In order to move powders in an airstream (dilute phase conveying) the airspeed must stay above a certain speed to keep the dust fully entrained. When the air in the ductwork drops below its minimum conveying velocity the dust will begin to drop out of the air and settle in the ductwork. (For reference list of minimum conveying velocities see Industrial Ventilation: A Manual of Recommended Practice for Design (28th ed.). (2013). Amer Conf of Governmental)
Over time, large amounts of dust can build up, which then negatively affect the entire dust collection system. Eventually, ductwork can collapse under the immense weight of dust accumulations. Large accumulations of dust also reduce the total cross-sectional area in the duct( i.e. block off part of duct), forcing the air to speed up significantly. The now accelerated dust-laden air will quickly erode parts of the ductwork (similar to sandblasting), especially near corners and bends.
Most seriously, large accumulations in the ductwork pose a serious hazard in applications that handle combustible dusts. Piles of dust provide ideal fuel sources for sparks and embers, which can start fires or cause explosions within the ductwork. If an explosion or fire does occur within the ductwork dust accumulations throughout the system can provide ample fuel for propagating the conflagration further downstream, eventually reaching the dust collectors (which can then violently explode) or exhausting out of the system (where it can ignite further fires or directly harm workers or damage property).
Particle Velocity Monitoring
In view of the foregoing, plant operators should carefully monitor particle velocity as part of a comprehensive effort to prevent product dropout in the ductwork system. To assist them, Auburn Systems has worked hard to develop equipment configurations for monitoring particle velocity.
By combining two triboelectric detector probes spaced a few inches apart, the unified triboelectric system can measure particle flow speeds. These systems have proved durable and reliable in this application as they provide very accurate particle velocity readings (as opposed to just relative airspeed) and are not as susceptible to dust buildup compared to the main alternative (pitot tube systems).
With advanced warning of dropping particle velocities in the system plant operators can be alert to problems before they cause large accumulations to form. (See Footnote)

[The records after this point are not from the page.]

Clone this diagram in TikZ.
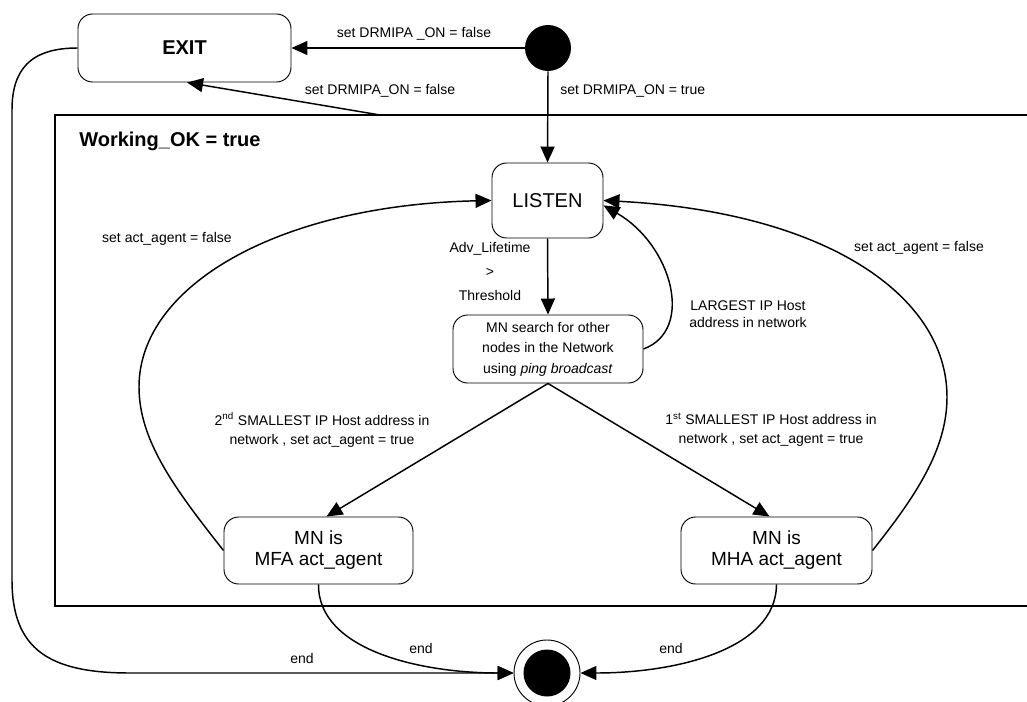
\documentclass[tikz,border=0pt]{standalone}
\usepackage{fontspec}
\setmainfont{Liberation Sans}
\usetikzlibrary{arrows.meta,calc}
\begin{document}
\begin{tikzpicture}[x=0.75pt,y=-0.75pt,
  state/.style={draw, rounded corners=11pt, line width=0.7pt, align=center, inner sep=0pt},
  bigfont/.style={font=\fontsize{15}{18}\selectfont},
  lbl/.style={font=\fontsize{10.5}{13}\selectfont, align=center, inner sep=0pt},
  conn/.style={line width=1.1pt, -{Triangle[length=12pt,width=10.5pt]}},
  frameline/.style={line width=1.2pt},
]
\clip (0,0) rectangle (1027,702);
% states
\node[state, font=\bfseries\fontsize{15}{18}\selectfont, minimum width=159.75pt, minimum height=51pt] (exit) at (184.5,48) {EXIT};
\node[circle, fill=black, inner sep=0pt, minimum size=34.5pt] (init) at (548,48) {};
\node[state, bigfont, minimum width=83.25pt, minimum height=56.25pt] (listen) at (547.5,200.5) {LISTEN};
\node[state, font=\fontsize{10.5}{15.4}\selectfont, minimum width=142.5pt, minimum height=51pt] (search) at (548,349) {MN search for other\\nodes in the Network\\using \textit{ping broadcast}};
\node[state, font=\fontsize{14.25}{15.75}\selectfont, minimum width=141.75pt, minimum height=50.25pt] (mfa) at (318.5,550.5) {MN is\\MFA act\_agent};
\node[state, font=\fontsize{14.25}{15.75}\selectfont, minimum width=143.25pt, minimum height=50.25pt] (mha) at (776.5,550.5) {MN is\\MHA act\_agent};
\node[circle, draw, line width=0.7pt, fill=white, inner sep=0pt, minimum size=49.5pt] (final) at (547,673) {};
\node[circle, fill=black, inner sep=0pt, minimum size=35.25pt] (finalin) at (final.center) {};
% frame
\draw[frameline] (1030,115) -- (55,115) -- (55,606) -- (1030,606);
\coordinate (ftop) at (380,115);
\node[anchor=base west, inner sep=0pt, font=\bfseries\fontsize{15}{18}\selectfont] (wok) at (79,147) {Working\_OK = true};
% connectors
\draw[conn] (init.west) -- (exit.east);
\node[lbl, anchor=base] (l1) at (414,38) {set DRMIPA \_ON = false};
\draw[conn] (ftop) -- ($(exit.south)+(2.5,0)$);
\node[lbl, anchor=base] (l2) at (380,95) {set DRMIPA\_ON = false};
\draw[conn] (init.south) -- (listen.north);
\node[lbl, anchor=base west] (l3) at (560,95) {set DRMIPA\_ON = true};
\draw[conn] (listen.south) -- (search.north);
\node[lbl, font=\fontsize{10.5}{18}\selectfont] (l4) at (490,271) {Adv\_Lifetime\\>\\Threshold};
\draw[conn] (search.east) .. controls (695,330) and (672,245) .. (listen.-5);
\node[lbl] (l5) at (748,314) {LARGEST IP Host\\address in network};
\draw[conn] (search.south) -- ($(mfa.north)+(8,0)$);
\node[lbl, font=\fontsize{10.5}{14.25}\selectfont] (l6) at (322,430) {2\textsuperscript{nd} SMALLEST IP Host address in\\network , set act\_agent = true};
\draw[conn] (search.south) -- ($(mha.north)+(-7,0)$);
\node[lbl, font=\fontsize{10.5}{14.25}\selectfont] (l7) at (771,430) {1\textsuperscript{st} SMALLEST IP Host address in\\network , set act\_agent = true};
\coordinate (lbend) at (139,387);
\coordinate (rbend) at (947,397);
\draw[conn] (mfa.west) .. controls (174,488) and (139,440) .. (lbend) .. controls (139,285) and (280,205) .. (listen.west);
\node[lbl, anchor=base] (l8) at (167,243) {set act\_agent = false};
\draw[conn] (mha.east) .. controls (915,497) and (947,450) .. (rbend) .. controls (947,295) and (825,212) .. (listen.east);
\node[lbl, anchor=base] (l9) at (919,252) {set act\_agent = false};
\draw[conn] (mfa.south) .. controls (318,650) and (420,673) .. (final.west);
\node[lbl, anchor=base] (l10) at (421,653) {end};
\draw[conn] (mha.south) .. controls (776,650) and (675,673) .. (final.east);
\node[lbl, anchor=base] (l11) at (671,653) {end};
\coordinate (ltop) at (12,110);
\coordinate (lbot) at (12,580);
\draw[conn] (exit.west) .. controls (30,48) and (12,70) .. (ltop) -- (lbot) .. controls (12,650) and (50,673) .. (130,673) -- (final.west);
\node[lbl, anchor=base] (l12) at (302,663) {end};
\end{tikzpicture}
\end{document}
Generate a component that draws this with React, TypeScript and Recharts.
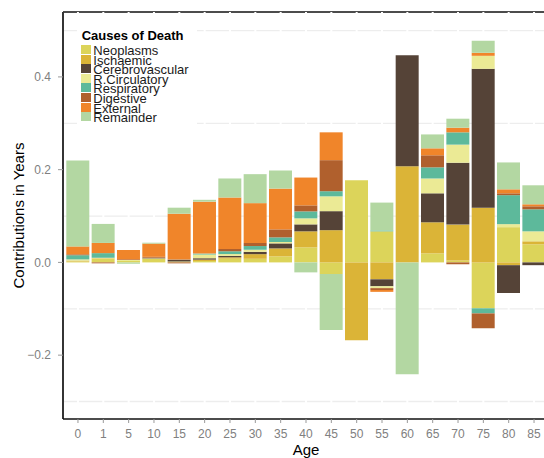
import React from 'react';
import { BarChart, Bar, XAxis, YAxis, CartesianGrid } from 'recharts';

const ages = ['0', '1', '5', '10', '15', '20', '25', '30', '35', '40', '45', '50', '55', '60', '65', '70', '75', '80', '85'];

const causes = ['Neoplasms', 'Ischaemic', 'Cerebrovascular', 'R.Circulatory', 'Respiratory', 'Digestive', 'External', 'Remainder'];
const colors = ['#DCD45A', '#DBB437', '#554337', '#EBEA95', '#5DB99B', '#B0602D', '#F0852A', '#B3D7A2'];

const neoplasms = [0.002, 0.008, 0.003, 0.008, 0.002, 0.003, 0.008, 0.0078, 0.013, 0.0325, -0.025, 0.177, 0.067, 0, 0.0195, 0.004, -0.099, 0.076, 0.039];
const ischaemic = [0.001, 0.001, 0, 0, 0, 0.003, 0.003, 0.01, 0.0172, 0.0345, 0.0695, -0.168, -0.0365, 0.2075, 0.067, 0.0775, 0.118, -0.006, 0.0065];
const cerebrovascular = [0.0005, 0, 0, 0.001, 0.004, 0.003, 0.003, 0.005, 0.0108, 0.015, 0.041, 0, -0.015, 0.239, 0.0625, 0.1335, 0.2995, -0.06, -0.006];
const rCirculatory = [0.003, 0.001, 0.002, 0.001, 0, 0.008, 0.004, 0.0045, 0.003, 0.013, 0.032, 0, -0.004, 0, 0.032, 0.039, 0.028, 0.0065, 0.0215];
const respiratory = [0.009, 0.01, 0, 0, 0, 0.002, 0.006, 0.008, 0.01, 0.015, 0.011, 0, 0.002, 0, 0.024, 0.0265, -0.011, 0.0625, 0.0475];
const digestive = [0.002, -0.002, 0.002, 0.002, -0.002, 0, 0.005, 0.0065, 0.0172, 0.013, 0.067, 0, -0.004, 0, 0.026, -0.004, -0.032, 0.004, 0.0065];
const external = [0.017, 0.022, 0.0195, 0.0285, 0.099, 0.112, 0.111, 0.086, 0.088, 0.06, 0.06, 0, -0.004, 0, 0.015, 0.01, 0.0065, 0.0086, 0.0043];
const remainder = [0.185, 0.041, -0.003, 0.002, 0.013, 0.004, 0.041, 0.0625, 0.039, -0.0215, -0.121, 0, 0.06, -0.241, 0.03, 0.0194, 0.026, 0.058, 0.041];

const yTicks = [-0.2, 0, 0.2, 0.4];
const minorGrid = [-0.3, -0.1, 0.1, 0.3, 0.5];
const yDomain = [-0.3377, 0.54];

const series = [neoplasms, ischaemic, cerebrovascular, rCirculatory, respiratory, digestive, external, remainder];

const data = ages.map((age, i) => {
  const row: Record<string, number | string> = { age };
  causes.forEach((c, k) => {
    row[c] = series[k][i];
  });
  return row;
});

const FONT = '"Liberation Sans", Arial, Helvetica, sans-serif';

const fmt = (v: number) => {
  const s = v.toFixed(1);
  return s.startsWith('-') ? '\u2212' + s.slice(1) : s;
};

const YLabel = (props: any) => {
  const vb = props.viewBox || { x: 0, y: 12, width: 63, height: 407 };
  const cx = vb.x + 18;
  const cy = vb.y + vb.height / 2;
  return (
    <text
      x={cx}
      y={cy}
      transform={`rotate(-90 ${cx} ${cy})`}
      textAnchor="middle"
      dominantBaseline="central"
      fontSize={15}
      fill="#000"
      fontFamily={FONT}
    >
      Contributions in Years
    </text>
  );
};

const LegendBox = () => {
  const boxLeft = 77;
  const boxTop = 20;
  return (
    <div
      style={{
        position: 'absolute',
        left: boxLeft,
        top: boxTop,
        width: 120,
        height: 107,
        background: '#fff',
        fontFamily: FONT,
        color: '#1a1a1a',
      }}
    >
      <div
        style={{
          position: 'absolute',
          left: 81.7 - boxLeft,
          top: 28.6 - boxTop,
          fontSize: 13,
          lineHeight: '13px',
          fontWeight: 'bold',
          whiteSpace: 'nowrap',
          color: '#000',
        }}
      >
        Causes of Death
      </div>
      {causes.map((c, i) => {
        const cy = 49.7 + i * 9.57;
        return (
          <React.Fragment key={c}>
            <div
              style={{
                position: 'absolute',
                left: 81 - boxLeft,
                top: cy - 4.6 - boxTop,
                width: 10,
                height: 9,
                background: colors[i],
              }}
            />
            <div
              style={{
                position: 'absolute',
                left: 93.3 - boxLeft,
                top: cy - 5.6 - boxTop,
                fontSize: 13,
                lineHeight: '13px',
                whiteSpace: 'nowrap',
              }}
            >
              {c}
            </div>
          </React.Fragment>
        );
      })}
    </div>
  );
};

export default function App() {
  return (
    <div
      style={{
        position: 'absolute',
        left: 0,
        top: 0,
        width: 544,
        height: 458,
        overflow: 'hidden',
        background: '#fff',
        fontFamily: FONT,
      }}
    >
      <BarChart
        width={560}
        height={458}
        data={data}
        stackOffset="sign"
        margin={{ top: 12, right: 11, left: 0, bottom: 0 }}
      >
        <CartesianGrid horizontalValues={minorGrid} vertical={false} stroke="#EDEDED" strokeWidth={1.3} />
        <CartesianGrid horizontalValues={[yDomain[1]]} vertical={false} stroke="#111" strokeWidth={1.7} />
        <CartesianGrid horizontal={false} stroke="#FFFFFF" strokeWidth={2} />
        <XAxis
          dataKey="age"
          interval={0}
          padding={{ left: 2.3, right: 2.3 }}
          height={39}
          tickSize={4}
          tickMargin={6}
          axisLine={{ stroke: '#111', strokeWidth: 1.7 }}
          tickLine={{ stroke: '#999' }}
          tick={{ fill: '#808080', fontSize: 12, fontFamily: FONT }}
          label={{ value: 'Age', position: 'insideBottom', offset: 3, fill: '#000', fontSize: 15, fontFamily: FONT }}
        />
        <YAxis
          type="number"
          domain={yDomain}
          allowDataOverflow
          ticks={yTicks}
          tickFormatter={fmt}
          width={63}
          tickSize={5}
          tickMargin={7}
          axisLine={{ stroke: '#111', strokeWidth: 1.7 }}
          tickLine={{ stroke: '#999' }}
          tick={{ fill: '#808080', fontSize: 12, fontFamily: FONT }}
          label={{ content: YLabel }}
        />
        {causes.map((c, k) => (
          <Bar key={c} dataKey={c} stackId="a" fill={colors[k]} barSize={23} isAnimationActive={false} />
        ))}
      </BarChart>
      <LegendBox />
    </div>
  );
}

The evidence we have considered in these two articles clearly shows that value of triboelectric dust monitoring technology extends beyond emissions monitoring. Would you like to know more about how Auburn Systems’ solutions can assist your facility? If so, please read more about our products here or contact us for a free consultation.
Footnote: Why Airspeed May Drop In a Baghouse System
Low airspeed in the ductwork indicates a problem with the dust collection system, usually an overloaded system. Many times outside vendors will undersize a system in order to make their bids more attractive. Other times, plant decision-makers decide to add additional drop points to a system without increasing overall capacity (even small additions such as vacuum hose attachments can use up a large portion of a system’s capacity). Additionally, when the baghouse filters become overloaded and blind off, the resulting increase in pressure drop across the baghouse will result in lower vacuum pressure throughout the system eventually causing lowered velocities towards the furtherest drop points.